In an article in the New York World-Telegram and Sun on January 13, 1966 Leonard Harris wrote "About the only places in this city where a playwright can have his work put on for peanuts are those two beachheads of off-off-Broadway, Ellen Stewart's Cafe La Mama...and Joe Cino's Caffe Cino." He mentioned that Caffe Cino "has a coffee-shop menu with a $1 minimum." Also important to note is that Caffe Cino was the first venue where gay-themed plays were staged.
In reviewing Tom Eyen's The White Whore and the Bit Player on February 2, 1967, The Times theater critic Dan Sullivan offered a glimpse inside. "It is a long, narrow coffeehouse with layers of avante-garde posters plastered collage-fashion on the walls and enough twinkling lights strung around the ceiling to decorate a forest of psychedelic Christmas trees."
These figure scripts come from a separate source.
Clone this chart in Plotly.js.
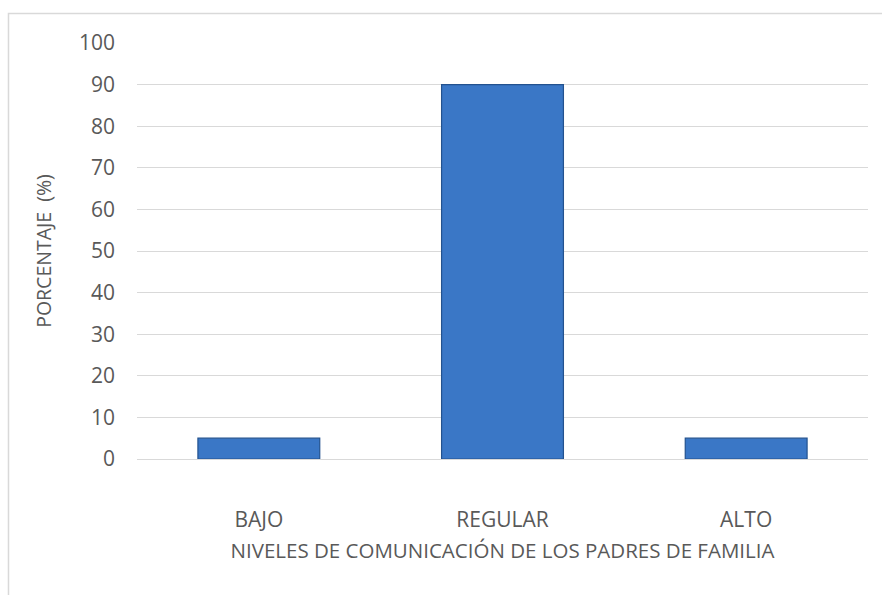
<!DOCTYPE html>
<html>
<head>
<meta charset="utf-8">
<script src="https://cdn.plot.ly/plotly-3.0.1.min.js"></script>
<style>html,body{margin:0;padding:0;background:#fff;}#chart{width:882px;height:595px;}</style>
</head>
<body>
<div id="chart"></div>
<script>
const categories = ["BAJO", "REGULAR", "ALTO"];
const values = [5, 90, 5];
const yTitle = "PORCENTAJE  (%)";
const xTitle = "NIVELES DE COMUNICACIÓN DE LOS PADRES DE FAMILIA";

const fam = "'Open Sans', 'Noto Sans', sans-serif";
const tickFont = {family: fam, size: 21, color: "#595959"};
const xTitleFont = {family: fam, size: 20.5, color: "#595959"};
const yTitleFont = {family: fam, size: 19.5, color: "#595959"};

const trace = {
  type: "bar",
  x: categories,
  y: values,
  marker: {color: "#3a77c6", line: {color: "#23528f", width: 1.2}},
  hoverinfo: "x+y"
};

const layout = {
  width: 882, height: 595,
  margin: {l: 137, r: 14, t: 43, b: 136},
  paper_bgcolor: "#ffffff", plot_bgcolor: "#ffffff",
  font: tickFont,
  showlegend: false,
  bargap: 0.5,
  xaxis: {
    showgrid: false, showline: false, zeroline: false, ticks: "",
    ticklabelstandoff: 46,
    tickfont: tickFont,
    title: {text: xTitle, font: xTitleFont, standoff: 11}
  },
  yaxis: {
    range: [0, 100], dtick: 10, showgrid: true, gridcolor: "#d9d9d9", gridwidth: 1,
    zeroline: true, zerolinecolor: "#d9d9d9", zerolinewidth: 1,
    showline: false, ticks: "", ticklabelstandoff: 21,
    tickfont: tickFont,
    title: {text: yTitle, font: yTitleFont, standoff: 22}
  },
  shapes: [{
    type: "rect", xref: "paper", yref: "paper",
    x0: -0.1758, x1: 1.1, y0: -0.6, y1: 1.0709,
    line: {color: "#d9d9d9", width: 1.5}, fillcolor: "rgba(0,0,0,0)", layer: "below"
  }]
};

Plotly.newPlot("chart", [trace], layout, {displayModeBar: false, staticPlot: true});
</script>
</body>
</html>
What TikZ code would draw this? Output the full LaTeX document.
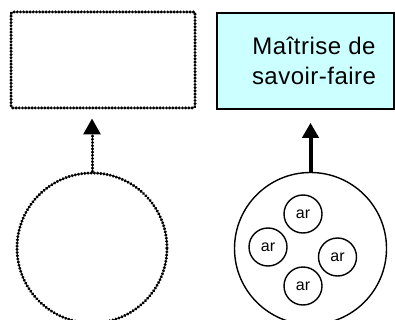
\documentclass[tikz,border=0pt]{standalone}
\usepackage{fontspec}
\setmainfont{Liberation Sans}
\newfontfamily\boxfont[LetterSpace=2]{Liberation Sans}
\usetikzlibrary{arrows.meta}
\definecolor{boxcyan}{HTML}{CCFFFF}
\begin{document}
\begin{tikzpicture}[x=1pt,y=-1pt,
  dotline/.style={line width=3pt, dash pattern=on 0.4pt off 2.8pt, line cap=round},
  solidbox/.style={draw=black, line width=1.6pt, fill=boxcyan},
  smallc/.style={circle, draw, line width=1.4pt, minimum size=38pt, inner sep=0pt,
                 font=\fontsize{16}{16}\selectfont}]
\useasboundingbox (0,0) rectangle (395,320);

% boxes
\node[draw, dotline, rounded corners=1.5pt, minimum width=184pt, minimum height=96pt, inner sep=0pt] (lbox) at (103,60) {};
\node[solidbox, minimum width=177pt, minimum height=96pt, inner sep=0pt] (rbox) at (305.5,61) {};
\node[align=center, inner sep=0pt, font=\boxfont\fontsize{24}{30}\selectfont] (txt) at (314,61) {Maîtrise de\\savoir-faire};

% circles
\node[circle, draw, dotline, minimum size=150pt, inner sep=0pt] (lcirc) at (92,248) {};
\node[circle, draw, line width=1.4pt, minimum size=152pt, inner sep=0pt] (rcirc) at (310.5,248.5) {};

\node[smallc] (a1) at (303,214) {ar};
\node[smallc] (a2) at (268,247) {ar};
\node[smallc] (a3) at (337.5,257) {ar};
\node[smallc] (a4) at (303,286) {ar};

% arrows
\draw[dotline, -{Triangle[width=17pt,length=16pt]}, shorten >=9pt] (lcirc.north) -- (lcirc.north |- lbox.south);
\draw[line width=4pt, -{Triangle[width=16pt,length=15pt]}, shorten >=13pt] (rcirc.north) -- (rcirc.north |- rbox.south);
\end{tikzpicture}
\end{document}
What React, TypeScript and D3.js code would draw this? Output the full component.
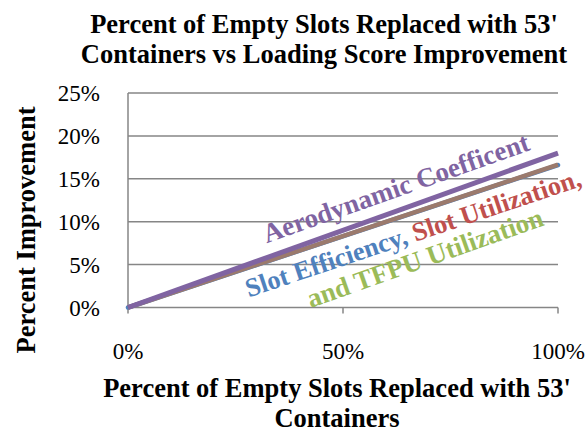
import React from "react";
import * as d3 from "d3";

const xValues = [0, 1];
const aerodynamic = [0, 0.18];
const slotEfficiency = [0, 0.166];
const slotUtilTfpu = [0, 0.1665];
const yTicks = [0, 0.05, 0.1, 0.15, 0.2, 0.25];
const xTicks = [0, 0.5, 1];

const W = 587, H = 432;
const FONT = "'Liberation Serif', 'Times New Roman', serif";

export default function App() {
  const x = d3.scaleLinear().domain([0, 1]).range([128, 558]);
  const y = d3.scaleLinear().domain([0, 0.25]).range([307.5, 93]);
  const fmt = d3.format(".0%");
  const line = (vals: number[]) =>
    d3.line<number>().x((_, i) => x(xValues[i])).y((d) => y(d))(vals) as string;

  return (
    <svg width={W} height={H} style={{ position: "absolute", left: 0, top: 0, background: "#fff" }} fontFamily={FONT}>
      <rect width={W} height={H} fill="#fff" />
      <text x={324} y={33} textAnchor="middle" fontWeight="bold" fontSize={26.5}>Percent of Empty Slots Replaced with 53'</text>
      <text x={324} y={63} textAnchor="middle" fontWeight="bold" fontSize={26.5}>Containers vs Loading Score Improvement</text>
      {yTicks.map((t) => (
        <g key={t}>
          {t > 0 && <line x1={x(0)} x2={x(1)} y1={y(t)} y2={y(t)} stroke="#868686" strokeWidth={1.5} />}
          <text x={100} y={y(t) + 8} textAnchor="end" fontSize={23}>{fmt(t)}</text>
        </g>
      ))}
      <line x1={x(0)} x2={x(0)} y1={y(0.25)} y2={y(0)} stroke="#868686" strokeWidth={1.5} />
      <line x1={x(0)} x2={x(1)} y1={y(0)} y2={y(0)} stroke="#868686" strokeWidth={1.5} />
      {xTicks.map((t) => (
        <g key={t}>
          <line x1={x(t)} x2={x(t)} y1={y(0)} y2={y(0) + 6} stroke="#868686" strokeWidth={1.5} />
          <text x={x(t)} y={359} textAnchor="middle" fontSize={23}>{fmt(t)}</text>
        </g>
      ))}
      <path d={line(slotEfficiency)} stroke="#4F81BD" strokeWidth={4.5} fill="none" strokeLinecap="round" />
      <path d={line(slotUtilTfpu)} stroke="#9B7A6D" strokeWidth={4.5} fill="none" />
      <path d={line(aerodynamic)} stroke="#8064A2" strokeWidth={5} fill="none" />
      <text transform="translate(396,188) rotate(-19.5)" textAnchor="middle" dominantBaseline="central" fontWeight="bold" fontSize={27} fill="#8064A2">Aerodynamic Coefficent</text>
      <text transform="translate(413,233) rotate(-18.5)" textAnchor="middle" dominantBaseline="central" fontWeight="bold" fontSize={26.5}>
        <tspan fill="#4F81BD">Slot Efficiency, </tspan>
        <tspan fill="#C0504D">Slot Utilization,</tspan>
      </text>
      <text transform="translate(425,258) rotate(-19.5)" textAnchor="middle" dominantBaseline="central" fontWeight="bold" fontSize={27} fill="#9BBB59">and TFPU Utilization</text>
      <text transform="translate(26,230) rotate(-90)" textAnchor="middle" dominantBaseline="central" fontWeight="bold" fontSize={26.5}>Percent Improvement</text>
      <text x={337} y={397} textAnchor="middle" fontWeight="bold" fontSize={26.5}>Percent of Empty Slots Replaced with 53'</text>
      <text x={337} y={427} textAnchor="middle" fontWeight="bold" fontSize={26.5}>Containers</text>
    </svg>
  );
}
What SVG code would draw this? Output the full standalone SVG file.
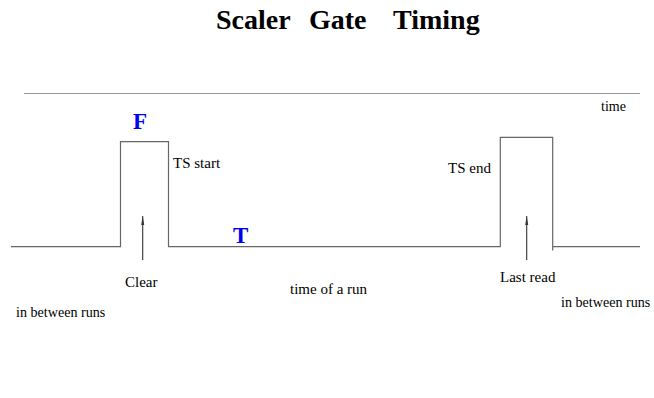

Lanford Wilson's The Madness of Lady Bright opened in June 1964. The New York Post's critic Jerry Tallmer noted "Playwright Wilson obviously has a certain sure talent under good control in the present instance in any case."
|A very young, very unknown Bernadette Peters rehearses for Dames at Sea as playwright H. M. Koutoukas watches. from the collection of the New York Public Library|
|Donna Forbes hoofs a number in a bare-bones stage in the 1966 Dames at Sea, photo by Conrad Ward|
Playwright Robert Patrick called the Caffe Cino "Grubby, glorious, historical, hysterical, dazzling, dirty, creative, destructive, the top, the bottom, the beginning." Playwright Edward Albee (who spent much time at Caffe Cino although none of his plays were staged there), recalled "It was so exciting and so necessary and fed so many people." Magie Dominick said simply, "The Caffe was Joe's gift to the world."
The space was taken over by the restaurant La Tulipe; which was replaced in 1991 by Po's. Its pristine decor could not have been more different than Caffe Cino. The New York Times described it on January 2, 1994 as having "a rural country feel and is attractive in a spare kind of way. Each table is set with a single votive candle, salt piled in a dish and a wooden pepper grinder."
Po's remained for more than 25 years, replaced in 2017 by The Drunken Monkey, "a bar/restaurant inspired by colonial British India."